That was a terrible enough story — how through the machinations of the clogged justice system and a few case difficulties such a delay could occur — but when the documentary maker, Keith Hunter, began his research he uncovered a far more frightening story.
It was that of a man arrested for a murder he did not commit who was kept in jail through lack of police investigations then turned back to the streets with nothing, not even an apology.
Ivan Curry, who has been profoundly deaf since before he could speak, was arrested for the murder of his 15-month-old nephew in Wanganui in August 1988.
For over a year, while on remand in prison, Curry believed he was in jail for a drink-driving offence or some drunken activity. He had not understood throughout police interviews and their “investigation” that he was being charged for murder.
Yet the police said they had two written confessions to the murder from Curry. One was ended in his own handwriting, that his statement was true and had been recorded correctly.
The only problem was, as his defence counsel in the trial discovered, Curry could not read or write.
As Hunter read the court transcripts he came to realise the full extent of Curry’s vulnerability.
Through defence counsel questions prosecution witnesses revealed gaps in the police evidence and the errors they were making in their own evidence.
Curry had little interpretation skills made available to him. The constable who interviewed him believed he could lip-read and was convinced he had understood the questions relating to the murder.
The jury, in the 1990 trial, took just two hours to find Curry not guilty and some of them explain their feelings about the case in The Remand of Ivan Curry.
Because the story is unravelled through the court proceedings, Hunter, an experienced drama as well as documentary director, has chosen to recreate the courtroom. Actors play the defence counsel and police and Ivan Curry appears as himself.
Added to it are interviews with family and neighbours of Curry, the one policeman who would agree to be interviewed and with Curry’s defence counsel.
Intertwining interviews with the real people with the re-creation brings alive the court proceedings, says Hunter, as well as providing the most straightforward way of telling the story.
So important is the story that TVNZ told Hunter to make it to the length he felt it deserved. Usually a documentary would be 46 minutes, but The Remand of Ivan Curry is 64 minutes.
It ends with Curry free to go — but with two years of his life gone and seemingly no course open to him to find financial compensation.
His arrest was not wrongful, Hunter says, in the sense that the police believed they had his confession to the crime.
Hunter has written to the Minister of Justice, Mr Graham, requesting that an ex gratia payment be considered for Curry, who now lives in an undisclosed small North Island town with his wife, Whetu.
Hunter hopes his call for the wrongful treatment of Curry to be at least partially put right will be joined by many others after tomorrow night’s screening.
The story, he says, should worry people.
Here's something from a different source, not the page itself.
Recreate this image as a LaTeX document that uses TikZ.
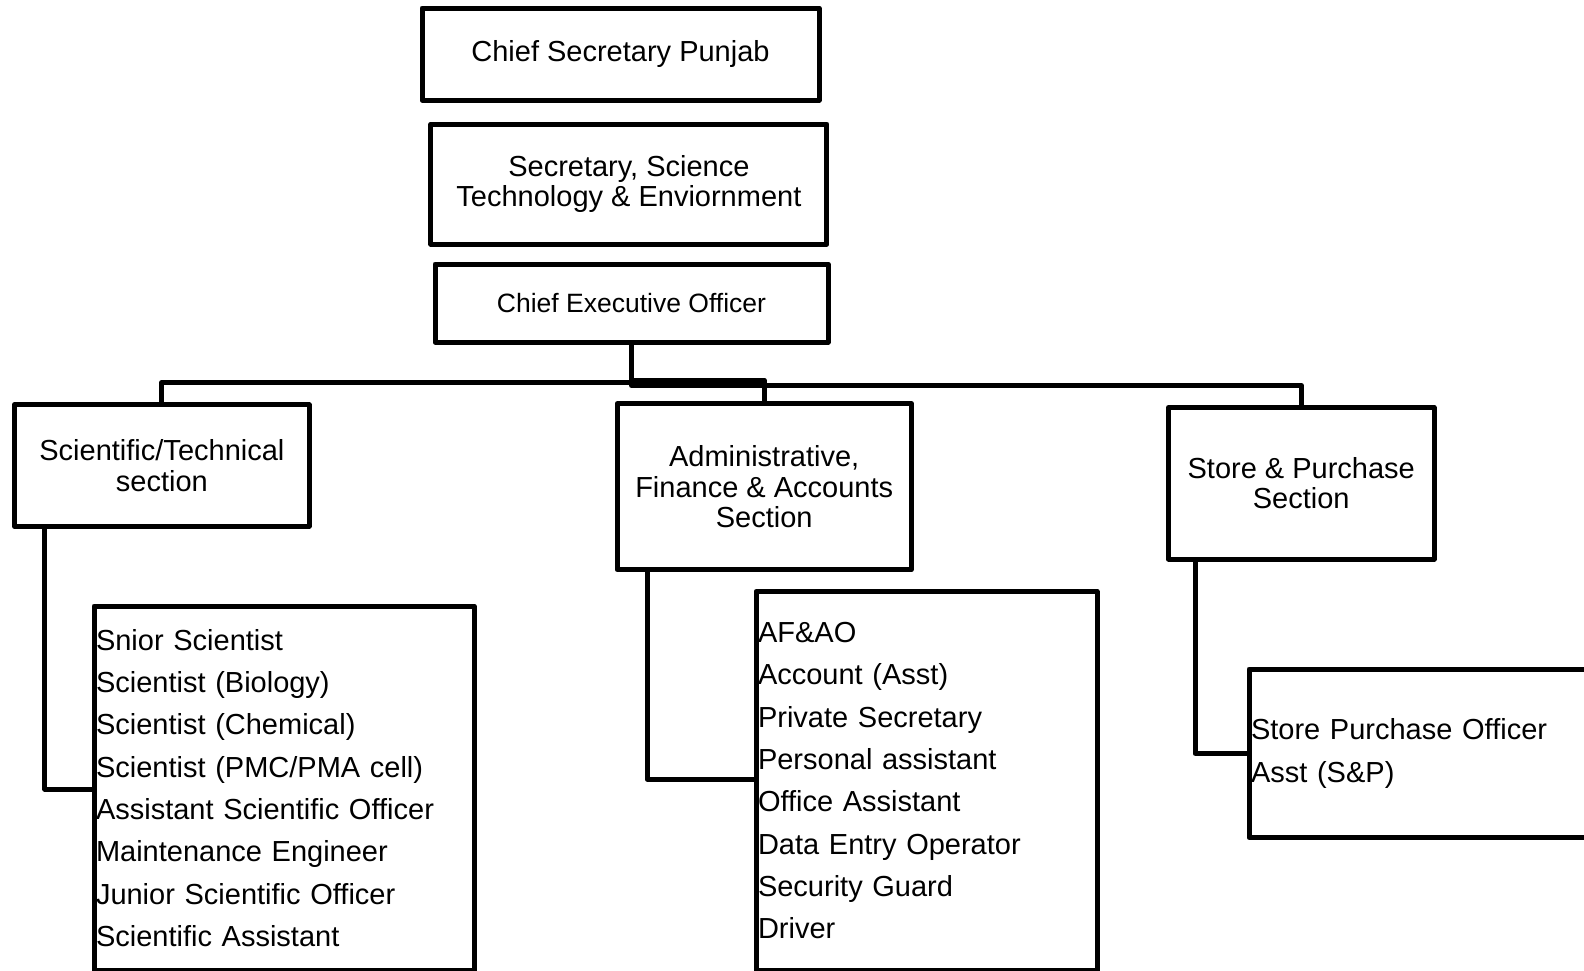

Ivan Curry is not the only vulnerable person to have come before the New Zealand courts, nor will he be the last.
Plea for sign aid
The National Foundation for the Deaf, in a statement released to coincide with the screening of The Remand of Ivan Curry, says it believes the case to be “only the tip of the iceberg,” with deaf people often going through dealings with the Justice, Education and Health Departments without the assistance of interpreters.
The foundation wants official recognition of sign language as a legitimate language which requires interpreters.
This is essential, it says, for the basic right of communication for deaf people to be met.
The foundation stipulates that this means New Zealand sign language, as opposed to signed English, which is only a recent invention.
At the moment there are only four trained interpreters in New Zealand to meet the needs of 25,000 deaf people.